• [Your goal]
All of the lines below are to be transcribed faithfully, with pictures excluded from the copy.

-- Start Material --

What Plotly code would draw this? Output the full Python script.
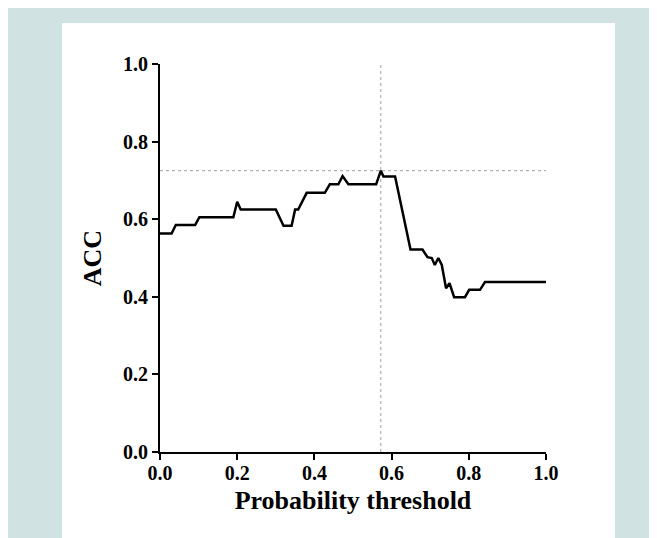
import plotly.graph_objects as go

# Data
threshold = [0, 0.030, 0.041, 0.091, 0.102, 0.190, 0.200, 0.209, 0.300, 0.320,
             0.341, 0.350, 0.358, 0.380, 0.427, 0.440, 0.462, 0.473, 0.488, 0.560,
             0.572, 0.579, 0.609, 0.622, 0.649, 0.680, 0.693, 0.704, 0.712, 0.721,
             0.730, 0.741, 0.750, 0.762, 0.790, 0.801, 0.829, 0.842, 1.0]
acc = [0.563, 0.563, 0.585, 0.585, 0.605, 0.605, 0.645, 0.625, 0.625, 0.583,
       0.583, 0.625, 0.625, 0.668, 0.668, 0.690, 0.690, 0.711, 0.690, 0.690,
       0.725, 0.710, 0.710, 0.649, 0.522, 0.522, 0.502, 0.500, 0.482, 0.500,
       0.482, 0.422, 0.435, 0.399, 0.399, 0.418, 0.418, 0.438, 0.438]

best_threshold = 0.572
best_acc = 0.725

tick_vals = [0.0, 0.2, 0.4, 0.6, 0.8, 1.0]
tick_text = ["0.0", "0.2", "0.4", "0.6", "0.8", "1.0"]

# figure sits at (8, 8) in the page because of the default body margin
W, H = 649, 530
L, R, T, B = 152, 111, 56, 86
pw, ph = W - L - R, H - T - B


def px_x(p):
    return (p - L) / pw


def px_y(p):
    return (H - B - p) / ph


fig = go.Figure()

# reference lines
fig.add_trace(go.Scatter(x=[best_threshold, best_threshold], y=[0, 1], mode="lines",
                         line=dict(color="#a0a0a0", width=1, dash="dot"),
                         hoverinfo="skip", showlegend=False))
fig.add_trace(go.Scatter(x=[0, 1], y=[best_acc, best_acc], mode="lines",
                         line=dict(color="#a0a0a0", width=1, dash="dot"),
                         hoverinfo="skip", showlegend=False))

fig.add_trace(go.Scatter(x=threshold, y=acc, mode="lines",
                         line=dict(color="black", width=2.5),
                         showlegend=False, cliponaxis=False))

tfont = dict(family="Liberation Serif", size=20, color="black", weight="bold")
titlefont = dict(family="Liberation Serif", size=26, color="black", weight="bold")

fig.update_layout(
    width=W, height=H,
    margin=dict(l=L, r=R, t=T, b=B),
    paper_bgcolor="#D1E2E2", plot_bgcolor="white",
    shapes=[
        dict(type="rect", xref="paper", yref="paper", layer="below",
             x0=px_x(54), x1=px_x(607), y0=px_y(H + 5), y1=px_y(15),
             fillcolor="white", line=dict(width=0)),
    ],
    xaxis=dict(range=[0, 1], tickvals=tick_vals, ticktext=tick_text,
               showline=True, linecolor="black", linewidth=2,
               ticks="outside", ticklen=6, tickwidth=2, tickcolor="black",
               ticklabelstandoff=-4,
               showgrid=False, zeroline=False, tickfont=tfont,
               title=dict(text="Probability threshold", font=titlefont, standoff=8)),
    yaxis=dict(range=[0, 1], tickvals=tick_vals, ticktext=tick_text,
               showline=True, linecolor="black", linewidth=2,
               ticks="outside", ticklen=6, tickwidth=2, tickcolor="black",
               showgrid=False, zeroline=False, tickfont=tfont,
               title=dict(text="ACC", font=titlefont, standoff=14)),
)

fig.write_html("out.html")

-- End Material --

• [Output for this exercise]
What Plotly code would draw this? Output the full Python script.
import plotly.graph_objects as go

# Data
threshold = [0, 0.030, 0.041, 0.091, 0.102, 0.190, 0.200, 0.209, 0.300, 0.320,
             0.341, 0.350, 0.358, 0.380, 0.427, 0.440, 0.462, 0.473, 0.488, 0.560,
             0.572, 0.579, 0.609, 0.622, 0.649, 0.680, 0.693, 0.704, 0.712, 0.721,
             0.730, 0.741, 0.750, 0.762, 0.790, 0.801, 0.829, 0.842, 1.0]
acc = [0.563, 0.563, 0.585, 0.585, 0.605, 0.605, 0.645, 0.625, 0.625, 0.583,
       0.583, 0.625, 0.625, 0.668, 0.668, 0.690, 0.690, 0.711, 0.690, 0.690,
       0.725, 0.710, 0.710, 0.649, 0.522, 0.522, 0.502, 0.500, 0.482, 0.500,
       0.482, 0.422, 0.435, 0.399, 0.399, 0.418, 0.418, 0.438, 0.438]

best_threshold = 0.572
best_acc = 0.725

tick_vals = [0.0, 0.2, 0.4, 0.6, 0.8, 1.0]
tick_text = ["0.0", "0.2", "0.4", "0.6", "0.8", "1.0"]

# figure sits at (8, 8) in the page because of the default body margin
W, H = 649, 530
L, R, T, B = 152, 111, 56, 86
pw, ph = W - L - R, H - T - B


def px_x(p):
    return (p - L) / pw


def px_y(p):
    return (H - B - p) / ph


fig = go.Figure()

# reference lines
fig.add_trace(go.Scatter(x=[best_threshold, best_threshold], y=[0, 1], mode="lines",
                         line=dict(color="#a0a0a0", width=1, dash="dot"),
                         hoverinfo="skip", showlegend=False))
fig.add_trace(go.Scatter(x=[0, 1], y=[best_acc, best_acc], mode="lines",
                         line=dict(color="#a0a0a0", width=1, dash="dot"),
                         hoverinfo="skip", showlegend=False))

fig.add_trace(go.Scatter(x=threshold, y=acc, mode="lines",
                         line=dict(color="black", width=2.5),
                         showlegend=False, cliponaxis=False))

tfont = dict(family="Liberation Serif", size=20, color="black", weight="bold")
titlefont = dict(family="Liberation Serif", size=26, color="black", weight="bold")

fig.update_layout(
    width=W, height=H,
    margin=dict(l=L, r=R, t=T, b=B),
    paper_bgcolor="#D1E2E2", plot_bgcolor="white",
    shapes=[
        dict(type="rect", xref="paper", yref="paper", layer="below",
             x0=px_x(54), x1=px_x(607), y0=px_y(H + 5), y1=px_y(15),
             fillcolor="white", line=dict(width=0)),
    ],
    xaxis=dict(range=[0, 1], tickvals=tick_vals, ticktext=tick_text,
               showline=True, linecolor="black", linewidth=2,
               ticks="outside", ticklen=6, tickwidth=2, tickcolor="black",
               ticklabelstandoff=-4,
               showgrid=False, zeroline=False, tickfont=tfont,
               title=dict(text="Probability threshold", font=titlefont, standoff=8)),
    yaxis=dict(range=[0, 1], tickvals=tick_vals, ticktext=tick_text,
               showline=True, linecolor="black", linewidth=2,
               ticks="outside", ticklen=6, tickwidth=2, tickcolor="black",
               showgrid=False, zeroline=False, tickfont=tfont,
               title=dict(text="ACC", font=titlefont, standoff=14)),
)

fig.write_html("out.html")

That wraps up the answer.